• DESCRIPTION OF THE TASK
Every record that follows must be duplicated exactly, with images left out.

• DATASET RECORDS
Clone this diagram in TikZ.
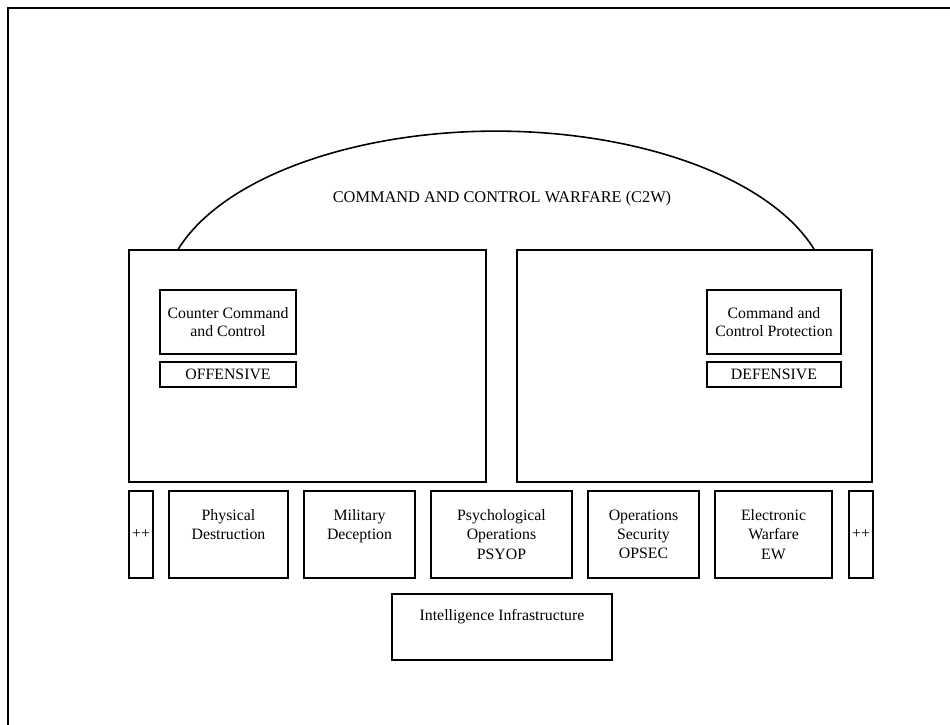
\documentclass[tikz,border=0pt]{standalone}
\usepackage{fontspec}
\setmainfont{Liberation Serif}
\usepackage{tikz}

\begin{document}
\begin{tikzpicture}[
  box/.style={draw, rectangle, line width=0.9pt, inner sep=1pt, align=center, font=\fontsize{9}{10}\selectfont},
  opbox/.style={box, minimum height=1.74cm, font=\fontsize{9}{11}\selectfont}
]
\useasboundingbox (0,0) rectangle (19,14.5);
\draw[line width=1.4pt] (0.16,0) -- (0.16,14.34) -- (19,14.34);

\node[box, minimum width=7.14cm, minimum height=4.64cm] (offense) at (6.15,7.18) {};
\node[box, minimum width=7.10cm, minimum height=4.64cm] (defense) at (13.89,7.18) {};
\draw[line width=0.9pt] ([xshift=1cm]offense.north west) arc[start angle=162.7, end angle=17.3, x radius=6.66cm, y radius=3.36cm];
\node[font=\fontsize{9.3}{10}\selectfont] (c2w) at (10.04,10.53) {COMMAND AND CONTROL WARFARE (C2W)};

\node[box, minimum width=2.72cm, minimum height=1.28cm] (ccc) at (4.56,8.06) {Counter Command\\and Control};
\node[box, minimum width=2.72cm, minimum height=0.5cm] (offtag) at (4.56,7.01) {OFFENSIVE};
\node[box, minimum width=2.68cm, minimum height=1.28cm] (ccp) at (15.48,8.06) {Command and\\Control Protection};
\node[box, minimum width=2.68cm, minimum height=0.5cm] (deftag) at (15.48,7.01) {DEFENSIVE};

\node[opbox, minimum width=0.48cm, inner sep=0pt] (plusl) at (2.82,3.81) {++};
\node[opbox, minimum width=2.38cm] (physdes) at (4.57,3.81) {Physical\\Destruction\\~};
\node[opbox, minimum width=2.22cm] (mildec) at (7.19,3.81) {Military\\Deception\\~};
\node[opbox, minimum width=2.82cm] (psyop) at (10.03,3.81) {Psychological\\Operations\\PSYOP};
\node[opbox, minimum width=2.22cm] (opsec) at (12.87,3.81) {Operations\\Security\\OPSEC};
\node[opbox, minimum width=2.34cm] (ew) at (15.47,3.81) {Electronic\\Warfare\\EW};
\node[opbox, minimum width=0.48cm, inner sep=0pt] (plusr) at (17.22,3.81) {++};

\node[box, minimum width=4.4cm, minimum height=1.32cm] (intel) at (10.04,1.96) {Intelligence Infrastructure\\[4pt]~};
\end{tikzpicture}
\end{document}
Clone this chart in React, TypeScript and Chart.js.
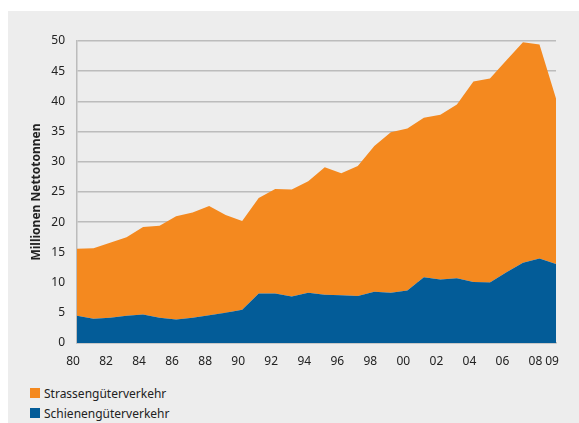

• CORRECT ANSWER
Clone this diagram in TikZ.
\documentclass[tikz,border=0pt]{standalone}
\usepackage{fontspec}
\setmainfont{Liberation Serif}
\usepackage{tikz}

\begin{document}
\begin{tikzpicture}[
  box/.style={draw, rectangle, line width=0.9pt, inner sep=1pt, align=center, font=\fontsize{9}{10}\selectfont},
  opbox/.style={box, minimum height=1.74cm, font=\fontsize{9}{11}\selectfont}
]
\useasboundingbox (0,0) rectangle (19,14.5);
\draw[line width=1.4pt] (0.16,0) -- (0.16,14.34) -- (19,14.34);

\node[box, minimum width=7.14cm, minimum height=4.64cm] (offense) at (6.15,7.18) {};
\node[box, minimum width=7.10cm, minimum height=4.64cm] (defense) at (13.89,7.18) {};
\draw[line width=0.9pt] ([xshift=1cm]offense.north west) arc[start angle=162.7, end angle=17.3, x radius=6.66cm, y radius=3.36cm];
\node[font=\fontsize{9.3}{10}\selectfont] (c2w) at (10.04,10.53) {COMMAND AND CONTROL WARFARE (C2W)};

\node[box, minimum width=2.72cm, minimum height=1.28cm] (ccc) at (4.56,8.06) {Counter Command\\and Control};
\node[box, minimum width=2.72cm, minimum height=0.5cm] (offtag) at (4.56,7.01) {OFFENSIVE};
\node[box, minimum width=2.68cm, minimum height=1.28cm] (ccp) at (15.48,8.06) {Command and\\Control Protection};
\node[box, minimum width=2.68cm, minimum height=0.5cm] (deftag) at (15.48,7.01) {DEFENSIVE};

\node[opbox, minimum width=0.48cm, inner sep=0pt] (plusl) at (2.82,3.81) {++};
\node[opbox, minimum width=2.38cm] (physdes) at (4.57,3.81) {Physical\\Destruction\\~};
\node[opbox, minimum width=2.22cm] (mildec) at (7.19,3.81) {Military\\Deception\\~};
\node[opbox, minimum width=2.82cm] (psyop) at (10.03,3.81) {Psychological\\Operations\\PSYOP};
\node[opbox, minimum width=2.22cm] (opsec) at (12.87,3.81) {Operations\\Security\\OPSEC};
\node[opbox, minimum width=2.34cm] (ew) at (15.47,3.81) {Electronic\\Warfare\\EW};
\node[opbox, minimum width=0.48cm, inner sep=0pt] (plusr) at (17.22,3.81) {++};

\node[box, minimum width=4.4cm, minimum height=1.32cm] (intel) at (10.04,1.96) {Intelligence Infrastructure\\[4pt]~};
\end{tikzpicture}
\end{document}
Clone this chart in React, TypeScript and Chart.js.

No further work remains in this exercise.